Aramco audit to uncover Saudi oil reserve secrets
Speculation surrounds an independent audit of Saudi Aramco, as investors wait to discover the exact size of Saudi Arabia's coveted oil reserves.
The exact size of the Kingdom's oil fields have heretofore never been released and investors have had to rely on the government's official and unchecked statistics.
"Everything that Saudi Aramco has, that will be shared, that will be verified by independent third parties," Saudi Arabia's energy minister, Khalid al-Falih, told The Financial Times.
Aramco were not initially expected to reveal its reserves when Falih first announced plans to sell 5 percent of the company, expected in 2018.
"The reserves would not be sold, but the company's ability to produce from the reserves is being studied," Falih said in January.
|"I think the time in 2018 will be almost right
[for an IPO]."
Aramco CEO Amin Nasser
Falih, who is also the chairman of Aramco, today said he was "optimistic" OPEC's plans to cut oil production to around 33 million barrels per day would succeed.

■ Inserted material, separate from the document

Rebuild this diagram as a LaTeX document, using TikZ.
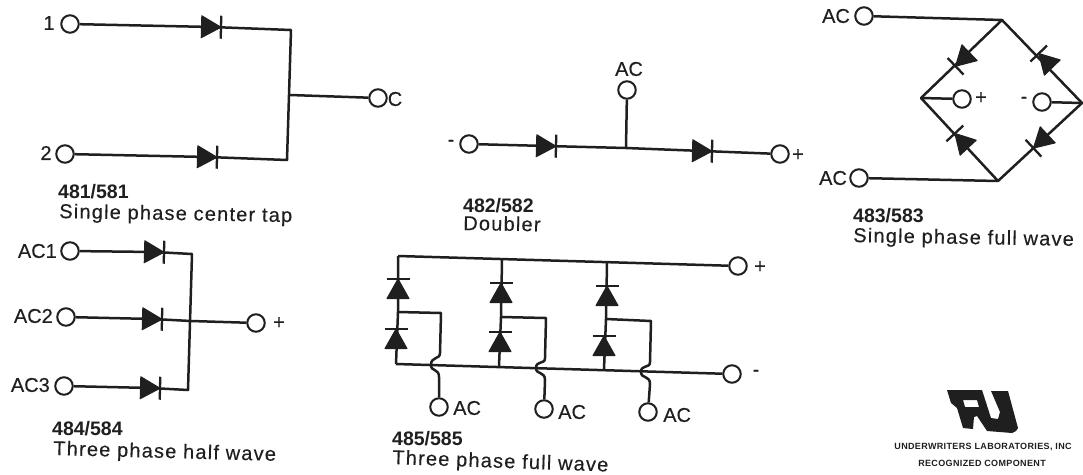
\documentclass[tikz,border=0pt]{standalone}
\usepackage{fontspec}
\setmainfont{Liberation Sans}
\newfontfamily\lblfont[FakeBold=0.25]{Liberation Sans}
\newfontfamily\spacedfont[LetterSpace=6,FakeBold=0.25]{Liberation Sans}
\newfontfamily\widefont[LetterSpace=4]{Liberation Sans Bold}
\definecolor{ink}{gray}{0.12}
\tikzset{
  wire/.style={line width=2.5pt,draw=ink,line join=round},
  term/.style={circle,draw=ink,line width=2pt,fill=white,minimum size=17.5pt,inner sep=0pt},
  lbl/.style={inner sep=0pt,text=ink,font=\fontsize{20}{22}\selectfont\lblfont},
  titletext/.style={inner sep=0pt,anchor=base west,text=ink,font=\fontsize{19.5}{22}\selectfont\bfseries},
  desctext/.style={inner sep=0pt,anchor=base west,text=ink,font=\fontsize{20}{22}\selectfont\spacedfont,rotate=-1},
  ultext/.style={inner sep=0pt,text=ink,font=\fontsize{9}{10}\selectfont\widefont},
  pics/diodeicon/.style={code={
    \fill[ink,draw=ink,line width=1pt,line join=round] (-10.5,-11) -- (9,0) -- (-10.5,11) -- cycle;
    \draw[ink,line width=2.3pt] (9,-11.5) -- (9,11.5);
  }}
}
\newcommand{\diodeat}[4]{\coordinate (#1) at (#2,#3); \pic[rotate=#4] at (#1) {diodeicon};}
\begin{document}
\begin{tikzpicture}[x=1pt,y=-1pt]
\useasboundingbox (0,0) rectangle (1083,474);
% ---------- 481/581
\coordinate (a1) at (212,27); \coordinate (a2) at (208,157);
\coordinate (ac1) at (291,30); \coordinate (ac2) at (287,160); \coordinate (aj) at (290,95);
\node[term] (at1) at (70,24) {}; \node[term] (at2) at (65,154) {}; \node[term] (atc) at (378,98) {};
\draw[wire] (at1) -- (a1) -- (ac1) -- (ac2) -- (a2) -- (at2);
\draw[wire] (aj) -- (atc);
\pic[rotate=-1.5] at (a1) {diodeicon}; \pic[rotate=-1.5] at (a2) {diodeicon};
\node[lbl] (al1) at (49,23) {1}; \node[lbl] (al2) at (46,153) {2}; \node[lbl] (alc) at (395,99) {C};
\node[titletext] (att) at (58,198) {481/581};
\node[desctext] (ads) at (59,218) {Single phase center tap};
% ---------- 482/582
\coordinate (b1) at (547,146); \coordinate (b2) at (703,151); \coordinate (bj) at (626,148);
\node[term] (bt1) at (469,144) {}; \node[term] (bt2) at (780,154) {}; \node[term] (bt3) at (627,90) {};
\node[lbl] (bl3) at (629,69) {AC};
\draw[wire] (bt1) -- (b1) -- (bj) -- (b2) -- (bt2);
\draw[wire] (bt3) -- (bj);
\pic[rotate=-1.5] at (b1) {diodeicon}; \pic[rotate=-1.5] at (b2) {diodeicon};
\node[lbl] (bl1) at (451,143) {-}; \node[lbl] (bl2) at (798,155) {+};
\node[titletext] (btt) at (463,212) {482/582};
\node[desctext,rotate=0] (bds) at (463,230) {Doubler};
% ---------- 483/583
\coordinate (ctop) at (1002,20); \coordinate (cleft) at (921,98);
\coordinate (cright) at (1082,103); \coordinate (cbot) at (998,181);
\node[term] (ct1) at (864,16) {}; \node[term] (ct2) at (859,178) {};
\node[term] (ctp) at (962,99) {}; \node[term] (ctm) at (1042,102) {};
\draw[wire] (ct1) -- (ctop) -- (cright) -- (cbot) -- (cleft) -- (ctop);
\draw[wire] (cbot) -- (ct2);
\draw[wire] (cleft) -- (ctp); \draw[wire] (ctm) -- (cright);
\diodeat{cd1}{962}{60}{224}
\diodeat{cd2}{1045}{60}{134}
\diodeat{cd3}{961}{140}{133}
\diodeat{cd4}{1040}{142}{223}
\node[lbl] (cl1) at (836,16) {AC}; \node[lbl] (cl2) at (833,178) {AC};
\node[lbl] (clp) at (981,98) {+}; \node[lbl] (clm) at (1024,100) {-};
\node[titletext] (ctt) at (853,222) {483/583};
\node[desctext] (cds) at (853,242) {Single phase full wave};
% ---------- 484/584
\coordinate (d1) at (155,252); \coordinate (d2) at (153,319); \coordinate (d3) at (151,388);
\coordinate (dc1) at (192,254); \coordinate (dj) at (191,321); \coordinate (dc3) at (188,390);
\node[term] (dt1) at (70,251) {}; \node[term] (dt2) at (66,317) {}; \node[term] (dt3) at (64,386) {};
\node[term] (dto) at (256,323) {};
\draw[wire] (dt1) -- (d1) -- (dc1) -- (dc3) -- (d3) -- (dt3);
\draw[wire] (dt2) -- (d2) -- (dj) -- (dto);
\pic[rotate=-1.5] at (d1) {diodeicon}; \pic[rotate=-1.5] at (d2) {diodeicon}; \pic[rotate=-1.5] at (d3) {diodeicon};
\node[lbl,anchor=east] (dl1) at (57,251) {AC1}; \node[lbl,anchor=east] (dl2) at (53,316) {AC2};
\node[lbl,anchor=east] (dl3) at (50,385) {AC3}; \node[lbl] (dlo) at (279,323) {+};
\node[titletext] (dtt) at (52,435) {484/584};
\node[desctext,rotate=-0.5] (dds) at (53,455) {Three phase half wave};
% ---------- 485/585
\coordinate (etl) at (398,256); \coordinate (ebl) at (396,364);
\coordinate (et2) at (502,260); \coordinate (eb2) at (499,366);
\coordinate (et3) at (607,263); \coordinate (eb3) at (604,369);
\coordinate (em1) at (398,312); \coordinate (em2) at (501,317); \coordinate (em3) at (606,319);
\coordinate (ek1) at (441,313); \coordinate (ek2) at (546,318); \coordinate (ek3) at (651,321);
\coordinate (eh1) at (440,353); \coordinate (eh2) at (545,358); \coordinate (eh3) at (650,362);
\coordinate (ex1) at (431,365); \coordinate (ex2) at (536,368); \coordinate (ex3) at (641,372);
\coordinate (eu1) at (439,377); \coordinate (eu2) at (545,380); \coordinate (eu3) at (650,384);
\node[term] (etp) at (738,266) {}; \node[term] (etm) at (732,374) {};
\node[term] (ea1) at (439,407) {}; \node[term] (ea2) at (544,409) {}; \node[term] (ea3) at (648,412) {};
\draw[wire] (etl) -- (etp); \draw[wire] (ebl) -- (etm);
\draw[wire] (etl) -- (em1) -- (ebl);
\draw[wire] (et2) -- (em2) -- (eb2);
\draw[wire] (et3) -- (em3) -- (eb3);
\draw[wire] (em1) -- (ek1) -- (eh1) .. controls (440,360) and (431,356) .. (ex1) .. controls (431,372) and (439,368) .. (eu1) -- (ea1);
\draw[wire] (em2) -- (ek2) -- (eh2) .. controls (545,365) and (536,360) .. (ex2) .. controls (536,375) and (545,371) .. (eu2) -- (ea2);
\draw[wire] (em3) -- (ek3) -- (eh3) .. controls (650,369) and (641,364) .. (ex3) .. controls (641,379) and (650,375) .. (eu3) -- (ea3);
\diodeat{e11}{398}{288}{90}
\diodeat{e12}{396}{338}{90}
\diodeat{e21}{501}{292}{90}
\diodeat{e22}{500}{341}{90}
\diodeat{e31}{607}{295}{90}
\diodeat{e32}{604}{345}{90}
\node[lbl] (elp) at (760,267) {+}; \node[lbl] (elm) at (756,373) {-};
\node[lbl,anchor=west] (el1) at (453,408) {AC}; \node[lbl,anchor=west] (el2) at (558,412) {AC};
\node[lbl,anchor=west] (el3) at (663,415) {AC};
\node[titletext] (ett) at (392,445) {485/585};
\node[desctext,rotate=-1] (eds) at (392,464) {Three phase full wave};
% ---------- logo
\fill[ink,even odd rule,line join=round]
 (947,390) -- (982,390) -- (991,418) -- (998,419) -- (1000,412) -- (991,391) -- (1008,391)
 -- (1018,428) -- (1016,431) -- (1012,433) -- (987,431) -- (977,416) -- (974,417) -- (973,429)
 -- (963,428) -- (957,408) -- (951,403) -- cycle
 (963,400) -- (977,400) -- (979,407) -- (965,407) -- cycle;
\node[ultext] (u1) at (983,447) {UNDERWRITERS LABORATORIES, INC};
\node[ultext] (u2) at (982,463) {RECOGNIZED COMPONENT};
\end{tikzpicture}
\end{document}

"I'm still optimistic that the consensus reached in Algeria for capping production will translate, God willing, into caps on states' levels and fair and balanced cuts among countries," Falih said.
Aramco is currently valued at around $2 trillion and is the world's most valuable company, yet it is also entirely state-owned.
This is set to change when Aramco sells off $100 billion worth of its shares in the world's biggest ever IPO.
"We are optimistic that the market has started to recover and we expect it to recover even more in 2017," said Aramco CEO, Amin Nasser.
"I think the time in 2018 will be almost right."
Chinese officials are asking for a dual listing of Saudi Aramco on the Hong Kong stock exchange as 20 percent of China's imported oil comes from Saudi Arabia.
Saudi Aramco has repeatedly and consistently reported oil reserves of 260 billion barrels every year since the mid-1980s and has not revised this figure to match its recent increased output.
Saudi Arabia is ultimately looking to diversify its economy through the national project 'Saudi 2030' and wean its economy of its dependency for the oil market.
Saudi royals were reportedly alarmed in 2015 after it emerged that the country was spending its foreign reserves at a faster rate than previously thought.
A number of Gulf countries have been relying on their vast savings to tide them through the period of 'Cheap Oil' - an OPEC strategy to lower the price of oil in order to destroy the US' policy of 'fracking'.